The second shift is from single jurisdiction to multilateral coordination. The Garantex case and the Bybit incident exposed the limitations of unilateral sanctions. The establishment of AMLA, FATF's strengthening, the launch of the Beacon Network, and the Basel Committee's re-examination of bank crypto asset exposure—multilateral cooperation will become the standard. However, multilateral coordination faces real challenges: vast differences in national legal traditions—the EU's "precautionary principle" vs. the U.S. "market failure" logic are hard to reconcile; cross-border enforcement and evidence gathering require months or even years of mutual legal assistance procedures. The direction of this paradigm shift is correct, but the pace of concrete implementation will be much slower than market expectations.
The third shift is from going after protocols to prosecuting individuals. The Samourai Wallet case and the Roman Storm trial have established a new paradigm: enforcement focus is shifting from sanctioning the protocol itself to pursuing personal liability of developers and operators. The CLARITY Act attempts to define boundaries through a developer safe harbor provision, but its final form depends on the interplay between the legislative process and the outcome of the Storm trial.
The fourth shift is from confrontation to co-governance.
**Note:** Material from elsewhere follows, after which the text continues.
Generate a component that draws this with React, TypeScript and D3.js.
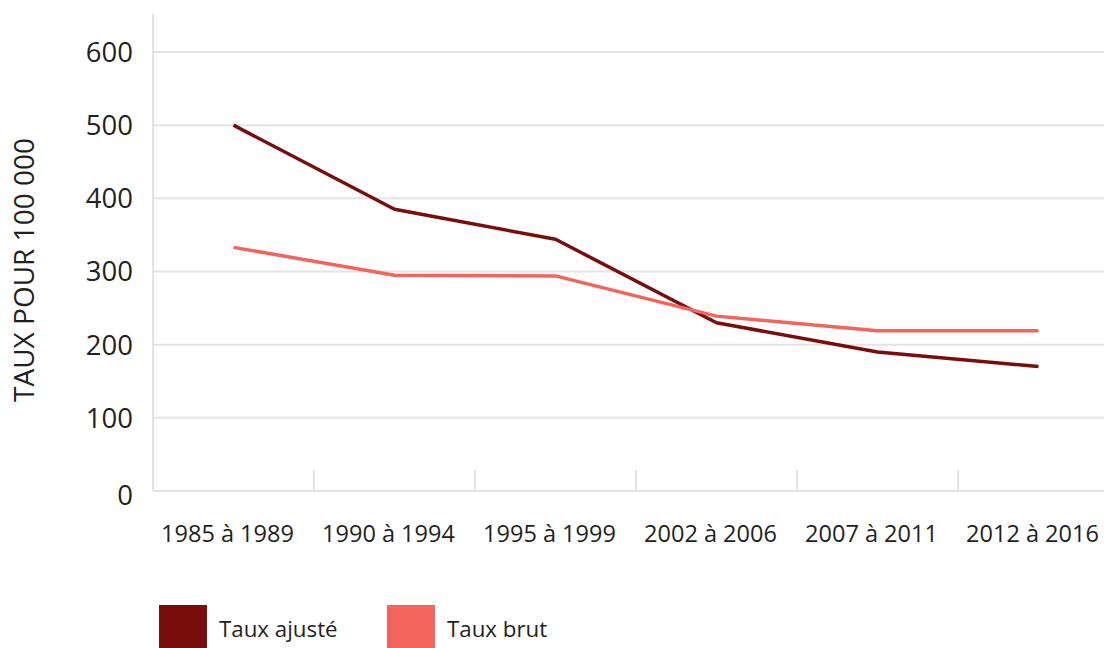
import React from "react";
import * as d3 from "d3";

const categories = ["1985 à 1989", "1990 à 1994", "1995 à 1999", "2002 à 2006", "2007 à 2011", "2012 à 2016"];
const tauxAjuste = [500, 385, 344, 230, 190, 170];
const tauxBrut = [333, 295, 294, 239, 219, 219];
const yTicks = [0, 100, 200, 300, 400, 500, 600];
const seriesNames = ["Taux ajusté", "Taux brut"];
const seriesColors = ["#780d0b", "#f2645c"];
const yTitle = "TAUX POUR 100 000";

const W = 1104;
const H = 648;
const left = 153;
const bandW = 161;
const axisTop = 14;
const font = "'Open Sans', sans-serif";
const textColor = "#231f20";
const gridColor = "#e4e4e4";

export default function App() {
  const x = d3.scaleBand<string>().domain(categories).range([left, left + bandW * categories.length]).padding(0);
  const y = d3.scaleLinear().domain([0, 600]).range([491, 52]);
  const cx = (c: string) => (x(c) as number) + x.bandwidth() / 2;
  const line = d3
    .line<number>()
    .x((_, i) => cx(categories[i]))
    .y((v) => y(v));
  const series = [tauxAjuste, tauxBrut];

  return (
    <svg
      width={W}
      height={H}
      style={{ position: "absolute", left: 0, top: 0, background: "#fff" }}
      fontFamily={font}
    >
      {yTicks.map((t) => (
        <line key={"g" + t} x1={left} x2={W} y1={y(t)} y2={y(t)} stroke={gridColor} strokeWidth={2} />
      ))}
      <line x1={left} x2={left} y1={axisTop} y2={y(0)} stroke={gridColor} strokeWidth={2} />
      {categories.slice(1).map((c) => (
        <line key={"t" + c} x1={x(c) as number} x2={x(c) as number} y1={y(0) - 21} y2={y(0)} stroke={gridColor} strokeWidth={2} />
      ))}
      {yTicks.map((t) => (
        <text
          key={"yl" + t}
          x={133}
          y={y(t) + (t === 0 ? 4 : 0)}
          dy="0.36em"
          textAnchor="end"
          fontSize={27.5}
          fill={textColor}
        >
          {t}
        </text>
      ))}
      <text
        transform={`translate(34,270) rotate(-90)`}
        textAnchor="middle"
        fontSize={28}
        fill={textColor}
      >
        {yTitle}
      </text>
      {categories.map((c) => (
        <text key={"xl" + c} x={cx(c) - 6} y={542} textAnchor="middle" fontSize={23.5} fill={textColor}>
          {c}
        </text>
      ))}
      {series.map((s, i) => (
        <path key={"s" + i} d={line(s) || ""} fill="none" stroke={seriesColors[i]} strokeWidth={3.5} strokeLinejoin="round" />
      ))}
      {seriesNames.map((n, i) => (
        <g key={"lg" + n} transform={`translate(${159 + i * 228},605)`}>
          <rect x={0} y={0} width={48} height={43} fill={seriesColors[i]} />
          <text x={60} y={32} fontSize={22.3} fill={textColor}>
            {n}
          </text>
        </g>
      ))}
    </svg>
  );
}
The success of the Beacon Network demonstrates the unique efficiency advantage of public-private partnerships—blockchain transparency + the professional capabilities of on-chain analytics companies = faster fund tracing than traditional finance. However, when stablecoin issuers possess the unilateral ability to freeze user assets, how should the boundaries of this power and accountability mechanisms be designed? Enforcement that operates like "vigilante justice," lacking independent oversight and appeal mechanisms, is an unavoidable core topic in the next phase of regulatory discussion.
Finally, here are tiered operational recommendations. For individual users: Minimize direct interaction with mixers; avoid approving infinite allowances on obscure DEXs; prioritize European exchanges with MiCA licenses as your primary entry point; use bank transfers for fiat on-ramps; distribute on-chain assets across hardware wallets and multiple trusted custodians to mitigate the risk of total loss from a single freeze.
For institutional investors: Establish an on-chain asset KYT compliance framework; include sanctions exposure risk in investment due diligence checklists; choose stablecoins with complete audit reports and reserve disclosures; conduct regular "address hygiene" reviews of portfolio addresses to avoid inadvertently receiving contaminated funds. For DeFi developers: Proactively study the legal reasoning in the Samourai and Tornado Cash cases; introduce a layered architecture separating "compliant interfaces" from "unregulated users" during protocol design; monitor the final version of the CLARITY Act's developer safe harbor provision.